Unfortunately, the DOM expects all strings to be encoded
using UTF-8. Character code "\xf6" is not valid in UTF-8 strings, so
the DOM serializer failed when it tried to convert the
string to Unicode using the Python function
“unicode(text, "utf-8")”. (For more information about Unicode, see
The Unicode Standard, Version 4.0.)
We could fix this by leaving the URL encoded, but that
escapes a number of quite reasonable characters,
including “~”, so
that all URLs of user pages would start
“%7E”.
username/...
A better fix is to go through the characters of the URL
and apply URL-encoding only to
characters whose codes are not ASCII, that is, whose
codes are 0x80 or greater.
One advantage of this is that users can paste URLs
containing such characters into the browser, and they'll
get the correct URL.
# - - - c l e a n U R L - - -
def cleanURL ( rawURL ):
"""Remove from an URL any URL-encoding and "?..." tail
[ if rawURL is a string ->
return rawURL with URL encoding decoded and minus
any CGI arguments ]
"""
First we remove the CGI arguments.
#-- 1 --
# [ if rawURL contains any "?" characters ->
# head := rawURL up to the first "?" character
# else ->
# head := rawURL ]
L = rawURL.split ( "?" ) # Discard up to first "?"
head = L[0]
Reversing URL decoding is handled by the Python
urllib module's
unquote() function.
#-- 2 --
# [ unquoted := head with URL-encoded characters unquoted ]

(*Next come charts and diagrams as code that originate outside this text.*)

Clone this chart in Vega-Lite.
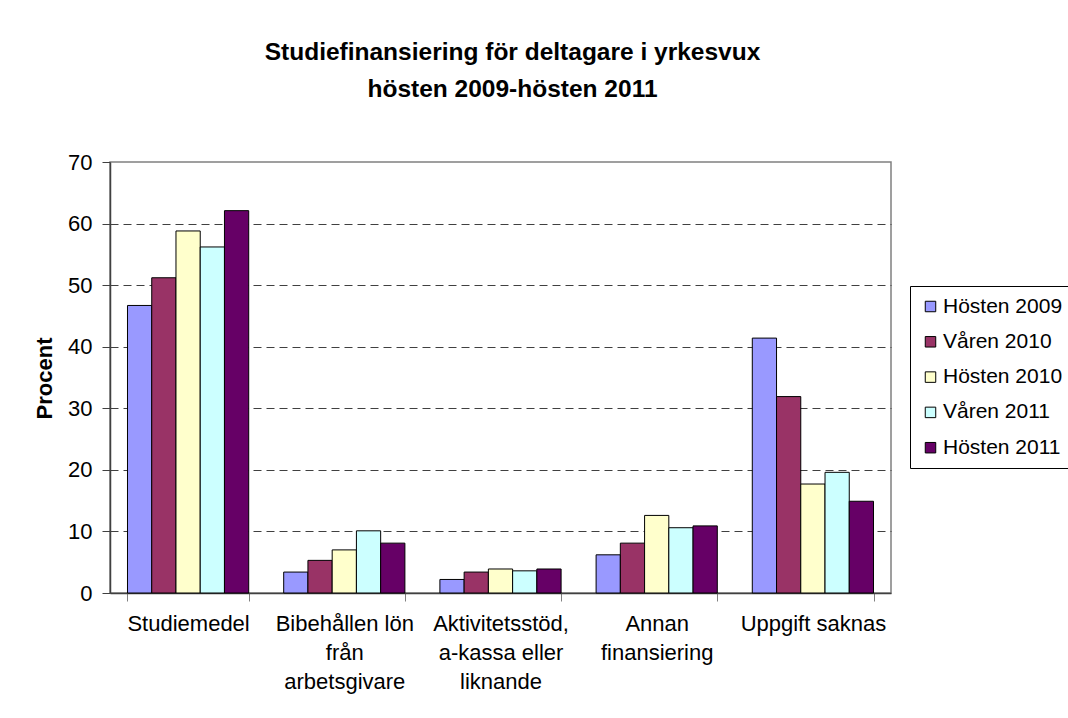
{
  "$schema": "https://vega.github.io/schema/vega-lite/v6.json",
  "width": 781,
  "height": 431,
  "autosize": {"type": "none"},
  "padding": {"left": 110, "top": 162, "right": 177, "bottom": 125},
  "background": "white",
  "title": {
    "text": ["Studiefinansiering för deltagare i yrkesvux", "hösten 2009-hösten 2011"],
    "font": "Liberation Sans",
    "fontSize": 24.5,
    "fontWeight": "bold",
    "lineHeight": 37,
    "color": "black",
    "anchor": "middle",
    "dx": 12,
    "offset": 49
  },
  "data": {
    "values": [
      {"kategori": "Studiemedel", "period": "Hösten 2009", "procent": 46.7},
      {"kategori": "Studiemedel", "period": "Våren 2010", "procent": 51.2},
      {"kategori": "Studiemedel", "period": "Hösten 2010", "procent": 58.8},
      {"kategori": "Studiemedel", "period": "Våren 2011", "procent": 56.2},
      {"kategori": "Studiemedel", "period": "Hösten 2011", "procent": 62.1},
      {"kategori": "Bibehållen lön|från|arbetsgivare", "period": "Hösten 2009", "procent": 3.4},
      {"kategori": "Bibehållen lön|från|arbetsgivare", "period": "Våren 2010", "procent": 5.3},
      {"kategori": "Bibehållen lön|från|arbetsgivare", "period": "Hösten 2010", "procent": 7.0},
      {"kategori": "Bibehållen lön|från|arbetsgivare", "period": "Våren 2011", "procent": 10.1},
      {"kategori": "Bibehållen lön|från|arbetsgivare", "period": "Hösten 2011", "procent": 8.1},
      {"kategori": "Aktivitetsstöd,|a-kassa eller|liknande", "period": "Hösten 2009", "procent": 2.2},
      {"kategori": "Aktivitetsstöd,|a-kassa eller|liknande", "period": "Våren 2010", "procent": 3.4},
      {"kategori": "Aktivitetsstöd,|a-kassa eller|liknande", "period": "Hösten 2010", "procent": 3.9},
      {"kategori": "Aktivitetsstöd,|a-kassa eller|liknande", "period": "Våren 2011", "procent": 3.6},
      {"kategori": "Aktivitetsstöd,|a-kassa eller|liknande", "period": "Hösten 2011", "procent": 3.9},
      {"kategori": "Annan|finansiering", "period": "Hösten 2009", "procent": 6.2},
      {"kategori": "Annan|finansiering", "period": "Våren 2010", "procent": 8.1},
      {"kategori": "Annan|finansiering", "period": "Hösten 2010", "procent": 12.6},
      {"kategori": "Annan|finansiering", "period": "Våren 2011", "procent": 10.6},
      {"kategori": "Annan|finansiering", "period": "Hösten 2011", "procent": 10.9},
      {"kategori": "Uppgift saknas", "period": "Hösten 2009", "procent": 41.4},
      {"kategori": "Uppgift saknas", "period": "Våren 2010", "procent": 31.9},
      {"kategori": "Uppgift saknas", "period": "Hösten 2010", "procent": 17.7},
      {"kategori": "Uppgift saknas", "period": "Våren 2011", "procent": 19.6},
      {"kategori": "Uppgift saknas", "period": "Hösten 2011", "procent": 14.9}
    ]
  },
  "mark": {"type": "bar", "stroke": "black", "strokeWidth": 1},
  "encoding": {
    "x": {
      "field": "kategori",
      "type": "nominal",
      "sort": null,
      "scale": {"paddingInner": 0.224, "paddingOuter": 0.112},
      "axis": {
        "title": null,
        "labelAngle": 0,
        "labelExpr": "split(datum.label, '|')",
        "labelFont": "Liberation Sans",
        "labelFontSize": 22,
        "labelColor": "black",
        "labelLineHeight": 29,
        "labelBaseline": "top",
        "labelPadding": 12,
        "labelLimit": 300,
        "tickBand": "extent",
        "tickSize": 8,
        "tickColor": "#808080",
        "domainColor": "#404040",
        "domainWidth": 1.5
      }
    },
    "xOffset": {
      "field": "period",
      "type": "nominal",
      "sort": ["Hösten 2009", "Våren 2010", "Hösten 2010", "Våren 2011", "Hösten 2011"],
      "scale": {"paddingInner": 0, "paddingOuter": 0}
    },
    "y": {
      "field": "procent",
      "type": "quantitative",
      "scale": {"domain": [0, 70], "nice": false},
      "axis": {
        "values": [0, 10, 20, 30, 40, 50, 60, 70],
        "title": "Procent",
        "titleFont": "Liberation Sans",
        "titleFontSize": 22,
        "titleFontWeight": "bold",
        "titleColor": "black",
        "titleAngle": 270,
        "titleAlign": "center",
        "titleBaseline": "middle",
        "titleX": -66,
        "titleY": 216,
        "labelFont": "Liberation Sans",
        "labelFontSize": 22,
        "labelColor": "black",
        "labelPadding": 10,
        "tickSize": 8,
        "tickColor": "#404040",
        "domainColor": "#404040",
        "domainWidth": 1.5,
        "grid": true,
        "gridColor": "#404040",
        "gridDash": [8, 5],
        "gridOpacity": {"condition": {"test": "datum.value == 0 || datum.value == 70", "value": 0}, "value": 1}
      }
    },
    "color": {
      "field": "period",
      "type": "nominal",
      "scale": {
        "domain": ["Hösten 2009", "Våren 2010", "Hösten 2010", "Våren 2011", "Hösten 2011"],
        "range": ["#9999FF", "#993366", "#FFFFCC", "#CCFFFF", "#660066"]
      },
      "legend": {
        "title": null,
        "orient": "none",
        "legendX": 800,
        "legendY": 124,
        "padding": 10,
        "strokeColor": "black",
        "fillColor": "white",
        "symbolType": "square",
        "symbolSize": 110,
        "symbolStrokeColor": "black",
        "symbolStrokeWidth": 1,
        "symbolOpacity": 1,
        "labelFont": "Liberation Sans",
        "labelFontSize": 21,
        "labelColor": "black",
        "labelOffset": 2,
        "labelLimit": 300,
        "rowPadding": 13.3
      }
    }
  },
  "config": {
    "view": {"stroke": "#808080", "strokeWidth": 1.5}
  }
}
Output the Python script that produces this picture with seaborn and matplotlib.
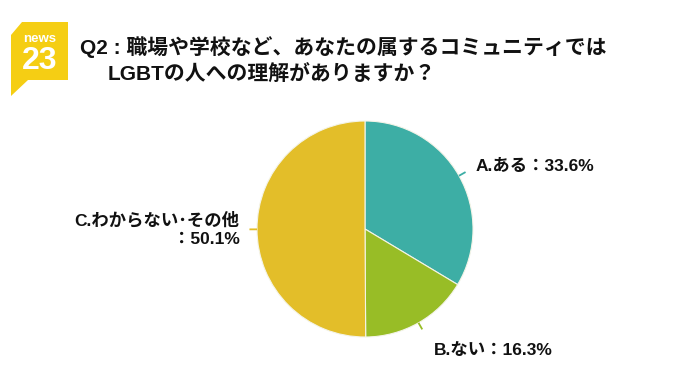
import numpy as np
import matplotlib
matplotlib.use("Agg")
import matplotlib.pyplot as plt
import seaborn as sns
from matplotlib.patches import Polygon

# data
labels = ["A.ある：33.6%", "B.ない：16.3%", "C.わからない･その他\n：50.1%"]
shares = [33.6, 16.3, 50.1]
colors = ["#3DAEA5", "#98BD26", "#E3BE29"]
label_r = [1.18, 1.29, 1.16]
title_1 = "Q2 : 職場や学校など、あなたの属するコミュニティでは"
title_2 = "LGBTの人への理解がありますか？"

sns.set_theme(style="white")
plt.rcParams["font.family"] = ["Liberation Sans", "Noto Sans CJK JP", "DejaVu Sans"]

W, H = 680, 382
fig = plt.figure(figsize=(W / 100, H / 100), dpi=100)
fig.patch.set_facecolor("white")

# pie axes: centre (365, 229) px, radius 108 px
cx, cy, r = 365, 229, 108
ax = fig.add_axes([(cx - r) / W, (H - cy - r) / H, 2 * r / W, 2 * r / H])
wedges, _ = ax.pie(
    shares,
    colors=colors,
    startangle=90,
    counterclock=False,
    radius=1,
    wedgeprops=dict(edgecolor="#f4f4e8", linewidth=0.8),
)
ax.set_xlim(-1, 1)
ax.set_ylim(-1, 1)
ax.set_aspect("equal")
ax.axis("off")

# leader ticks + labels
for w, lab, lr, col in zip(wedges, labels, label_r, colors):
    ang = np.deg2rad((w.theta1 + w.theta2) / 2)
    c, s = np.cos(ang), np.sin(ang)
    ax.plot([c * 1.0, c * 1.07], [s * 1.0, s * 1.07], color=col, lw=1.3,
            clip_on=False, solid_capstyle="butt")
    ha = "left" if c > 0 else "right"
    ax.text(c * lr, s * lr, lab, ha=ha, va="center", multialignment="right",
            fontsize=12.5, fontweight="bold", color="#111111", clip_on=False,
            linespacing=1.25)

# logo
logo = Polygon(
    [(22 / W, 1 - 22 / H), (68 / W, 1 - 22 / H), (68 / W, 1 - 80 / H),
     (28 / W, 1 - 80 / H), (11 / W, 1 - 96 / H), (11 / W, 1 - 35 / H)],
    closed=True, transform=fig.transFigure, facecolor="#F5CE14", edgecolor="none")
fig.patches.append(logo)
fig.text(40 / W, 1 - 39 / H, "news", ha="center", va="center", fontsize=9.5,
         fontweight="bold", color="white", family=["Liberation Sans"])
fig.text(40 / W, 1 - 61 / H, "23", ha="center", va="center", fontsize=23,
         fontweight="bold", color="white", family=["Liberation Sans"])

# title
fig.text(80 / W, 1 - 47 / H, title_1, ha="left", va="center", fontsize=15,
         fontweight="bold", color="#111111")
fig.text(108 / W, 1 - 75 / H, title_2, ha="left", va="center", fontsize=15,
         fontweight="bold", color="#111111")

fig.savefig("out.png", dpi=100, facecolor="white")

unquoted = urllib.unquote ( head )
The next line removes redundant "/" and
".." elements from the URL, then requotes
all non-ASCII characters. See Section 51.13, “asciifyString: Encode
non-ASCII characters”.
#-- 3 --
# [ return unquoted with redundant "/" and ".." groups
# removed and all characters with codes >= 0x80
# replaced by their URL-encoded forms ]
return os.path.normpath ( asciifyString ( unquoted ) )